### What is required:
How many of the lines that follow contain the word "chart"? Give only the number.

### Records for the task:
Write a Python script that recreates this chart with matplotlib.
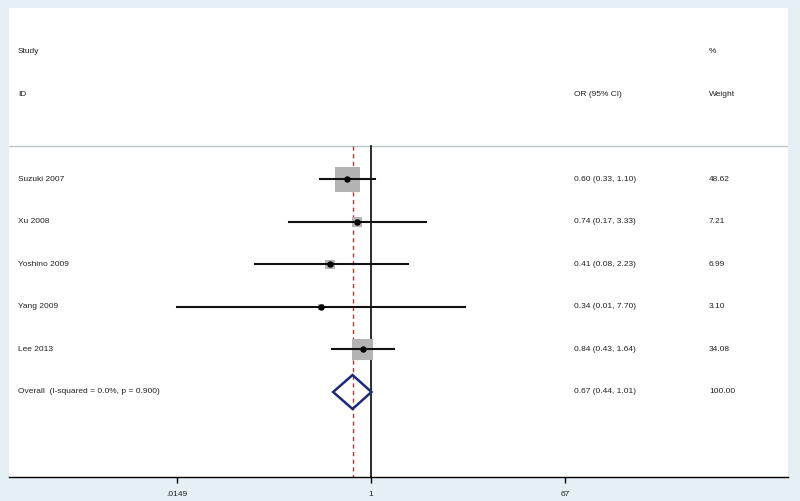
import numpy as np
import matplotlib
matplotlib.use("Agg")
import matplotlib.pyplot as plt
from matplotlib.patches import Polygon
from matplotlib.transforms import blended_transform_factory

# data
studies = ["Suzuki 2007", "Xu 2008", "Yoshino 2009", "Yang 2009", "Lee 2013"]
or_est = [0.60, 0.74, 0.41, 0.34, 0.84]
ci_low = [0.33, 0.17, 0.08, 0.01, 0.43]
ci_high = [1.10, 3.33, 2.23, 7.70, 1.64]
weights = [48.62, 7.21, 6.99, 3.10, 34.08]

overall_label = "Overall  (I-squared = 0.0%, p = 0.900)"
overall_est = 0.67
overall_low = 0.44
overall_high = 1.01

tick_vals = [0.0149, 1, 67]
tick_labels = [".0149", "1", "67"]

plt.rcParams['font.family'] = ['Liberation Sans', 'DejaVu Sans']
txt_color = "#222222"
fs = 6

W, H = 800, 501
fig = plt.figure(figsize=(W / 100, H / 100), dpi=100)
fig.patch.set_facecolor("#e4f0f4")

# axes spans the white panel (pixels 9..788 wide, 8..477 high)
left_px, right_px, top_px, bot_px = 9, 788, 8, 477
ax = fig.add_axes([left_px / W, (H - bot_px) / H,
                   (right_px - left_px) / W, (bot_px - top_px) / H])
ax.set_facecolor("white")
ax.set_xscale("log")
ax.set_xlim(0.00039, 8450)
ax.set_ylim(10.0, -1.035)

for s in ["top", "left", "right"]:
    ax.spines[s].set_visible(False)
ax.spines["bottom"].set_linewidth(1.0)
ax.set_yticks([])
ax.set_xticks(tick_vals)
ax.set_xticklabels(tick_labels, fontsize=fs, color=txt_color)
ax.minorticks_off()
ax.tick_params(axis="x", direction="out", length=4, width=1, pad=6)

tr = blended_transform_factory(ax.transAxes, ax.transData)
def xfrac(px):
    return (px - left_px) / (right_px - left_px)

# headers
ax.text(xfrac(18), 0, "Study", fontsize=fs, color=txt_color, va="center", transform=tr)
ax.text(xfrac(18), 1, "ID", fontsize=fs, color=txt_color, va="center", transform=tr)
ax.text(xfrac(709), 0, "%", fontsize=fs, color=txt_color, va="center", transform=tr)
ax.text(xfrac(574), 1, "OR (95% CI)", fontsize=fs, color=txt_color, va="center", transform=tr)
ax.text(xfrac(709), 1, "Weight", fontsize=fs, color=txt_color, va="center", transform=tr)

sep_y = 2.21
ax.axhline(sep_y, color="#b9c6ca", lw=1.0, zorder=1)

# reference lines
ax.plot([1, 1], [sep_y, 10.0], color="#1a1a1a", lw=1.3, zorder=2)
ax.plot([overall_est, overall_est], [sep_y, 10.0], color="#b03a3a", lw=1.0,
        dashes=(3, 2.5), zorder=2)

rows = np.arange(len(studies)) + 3
xmin_clip = tick_vals[0]
for y, name, est, lo, hi, w in zip(rows, studies, or_est, ci_low, ci_high, weights):
    ax.scatter([est], [y], marker="s", s=w * 6.66, color="#b3b3b3",
               edgecolors="none", zorder=3)
    ax.plot([max(lo, xmin_clip), hi], [y, y], color="#111111", lw=1.5, zorder=4)
    ax.plot([est], [y], marker="o", ms=3.6, color="black", zorder=5)
    ax.text(xfrac(18), y, name, fontsize=fs, color=txt_color, va="center", transform=tr)
    ax.text(xfrac(574), y, f"{est:.2f} ({lo:.2f}, {hi:.2f})", fontsize=fs,
            color=txt_color, va="center", transform=tr)
    ax.text(xfrac(709), y, f"{w:.2f}", fontsize=fs, color=txt_color,
            va="center", transform=tr)

# overall diamond
oy = rows[-1] + 1
h = 0.4
diamond = Polygon([(overall_low, oy), (overall_est, oy - h),
                   (overall_high, oy), (overall_est, oy + h)],
                  closed=True, fill=False, edgecolor="#1c2a78", lw=1.8, zorder=6)
ax.add_patch(diamond)
ax.text(xfrac(18), oy, overall_label, fontsize=fs, color=txt_color, va="center", transform=tr)
ax.text(xfrac(574), oy, f"{overall_est:.2f} ({overall_low:.2f}, {overall_high:.2f})",
        fontsize=fs, color=txt_color, va="center", transform=tr)
ax.text(xfrac(709), oy, f"{sum(weights):.2f}", fontsize=fs, color=txt_color,
        va="center", transform=tr)

plt.savefig("out.png", dpi=100, facecolor=fig.get_facecolor())
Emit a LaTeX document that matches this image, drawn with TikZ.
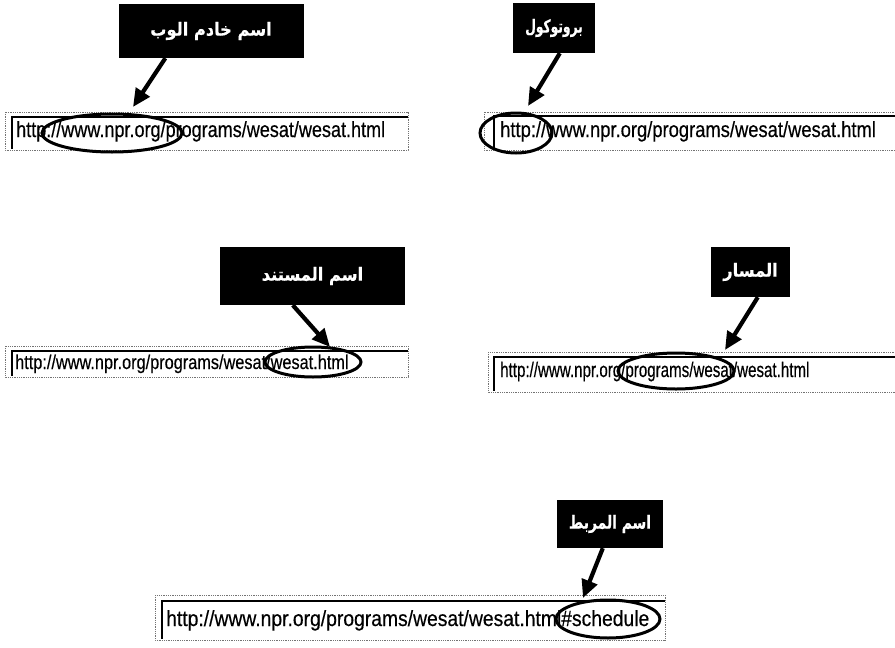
\documentclass[tikz,border=0pt]{standalone}
\usepackage{fontspec}
\setmainfont{Liberation Sans}
\newfontfamily\urlfont[FakeBold=0.4]{Liberation Sans}
\newfontfamily\arabicfont[Script=Arabic,FakeBold=0.5]{DejaVu Sans}
\TeXXeTstate=1
\usetikzlibrary{arrows.meta,shapes.geometric}
\begin{document}
\begin{tikzpicture}[x=1pt,y=-1pt,
  lbl/.style={fill=black,text=white,inner sep=0pt,
    font=\arabicfont\bfseries\fontsize{18}{21}\selectfont},
  urltxt/.style={anchor=base west,inner sep=0pt,font=\urlfont},
  ring/.style={draw=black,ellipse,line width=3pt,inner sep=0pt},
  fieldout/.style={draw=black!55,densely dotted,line width=0.8pt},
  fieldin/.style={draw=black,line width=1.8pt},
  arr/.style={draw=black,line width=4.2pt,-{Triangle[length=18pt,width=16pt]}}
]
\useasboundingbox[fill=white] (0,0) rectangle (895,648);

% ---------- Panel 1 : web server name
\node[lbl,minimum width=185pt,minimum height=54pt] (b1) at (211,31) {\scalebox{0.9}[1]{\beginR اسم خادم الوب\endR}};
\draw[fieldout] (5,112) rectangle (408,150);
\draw[fieldin] (408,117) -| (12,149);
\node[urltxt] (u1) at (16,137) {\fontsize{22}{26}\selectfont\scalebox{0.82}[1]{http://www.npr.org/programs/wesat/wesat.html}};
\node[ring,minimum width=140pt,minimum height=38pt] (e1) at (112,133) {};
\coordinate (t1) at (133,107);
\draw[arr] ([xshift=47pt]b1.south west) -- (t1);

% ---------- Panel 2 : protocol
\node[lbl,minimum width=82pt,minimum height=50pt] (b2) at (554,28) {\scalebox{0.68}[1]{\beginR بروتوكول\endR}};
\draw[fieldout] (484,112) rectangle (895,150);
\draw[fieldin] (895,116) -| (494,149);
\node[urltxt] (u2) at (500,137) {\fontsize{22}{26}\selectfont\scalebox{0.835}[1]{http://www.npr.org/programs/wesat/wesat.html}};
\node[ring,minimum width=72pt,minimum height=40pt] (e2) at (516,133) {};
\coordinate (t2) at (528,106);
\draw[arr] ([xshift=47pt]b2.south west) -- (t2);

% ---------- Panel 3 : document name
\node[lbl,minimum width=185pt,minimum height=58pt] (b3) at (312.5,276) {\scalebox{0.9}[1]{\beginR اسم المستند\endR}};
\draw[fieldout] (5,346) rectangle (408,377);
\draw[fieldin] (408,351) -| (12,376);
\node[urltxt] (u3) at (15,369) {\fontsize{20}{24}\selectfont\scalebox{0.815}[1]{http://www.npr.org/programs/wesat/wesat.html}};
\node[ring,minimum width=96pt,minimum height=30pt] (e3) at (313,362) {};
\coordinate (t3) at (330,347);
\draw[arr] ([xshift=73pt]b3.south west) -- (t3);

% ---------- Panel 4 : path
\node[lbl,minimum width=79pt,minimum height=50pt] (b4) at (750.5,272) {\scalebox{0.9}[1]{\beginR المسار\endR}};
\draw[fieldout] (488,352) rectangle (895,392);
\draw[fieldin] (895,357) -| (494,391);
\node[urltxt] (u4) at (500,377) {\fontsize{21}{25}\selectfont\scalebox{0.72}[1]{http://www.npr.org/programs/wesat/wesat.html}};
\node[ring,minimum width=116pt,minimum height=36pt] (e4) at (676,371) {};
\coordinate (t4) at (725,350);
\draw[arr] ([xshift=47pt]b4.south west) -- (t4);

% ---------- Panel 5 : anchor name
\node[lbl,minimum width=106pt,minimum height=48pt] (b5) at (610,524) {\scalebox{0.77}[1]{\beginR اسم المربط\endR}};
\draw[fieldout] (155,595) rectangle (665,640);
\draw[fieldin] (665,601) -| (162,639);
\node[urltxt] (u5) at (166,626) {\fontsize{22}{26}\selectfont\scalebox{0.878}[1]{http://www.npr.org/programs/wesat/wesat.html\#schedule}};
\node[ring,minimum width=104pt,minimum height=38pt] (e5) at (608,619) {};
\coordinate (t5) at (583,598);
\draw[arr] ([xshift=46pt]b5.south west) -- (t5);
\end{tikzpicture}
\end{document}
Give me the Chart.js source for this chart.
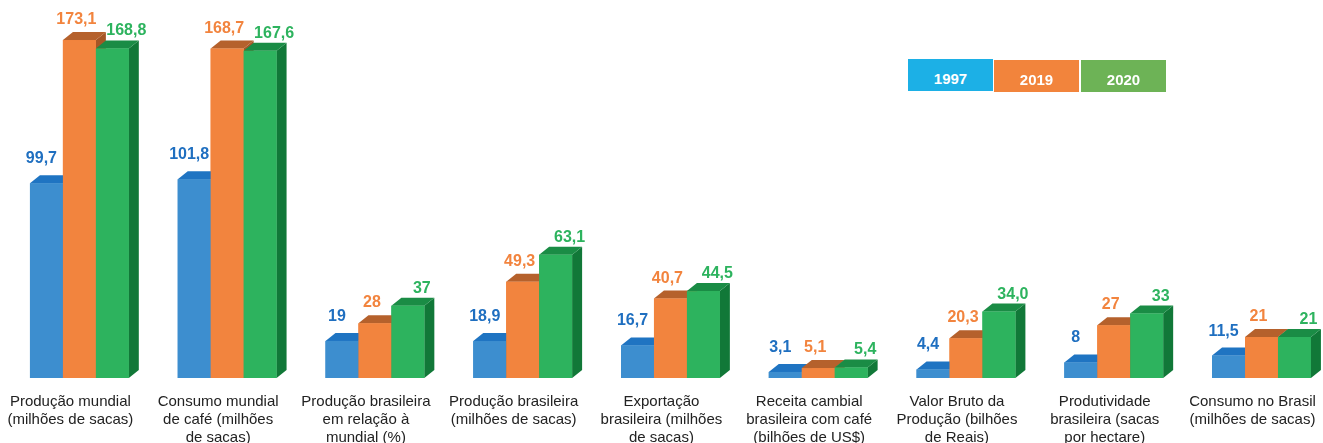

### Exercise result:
2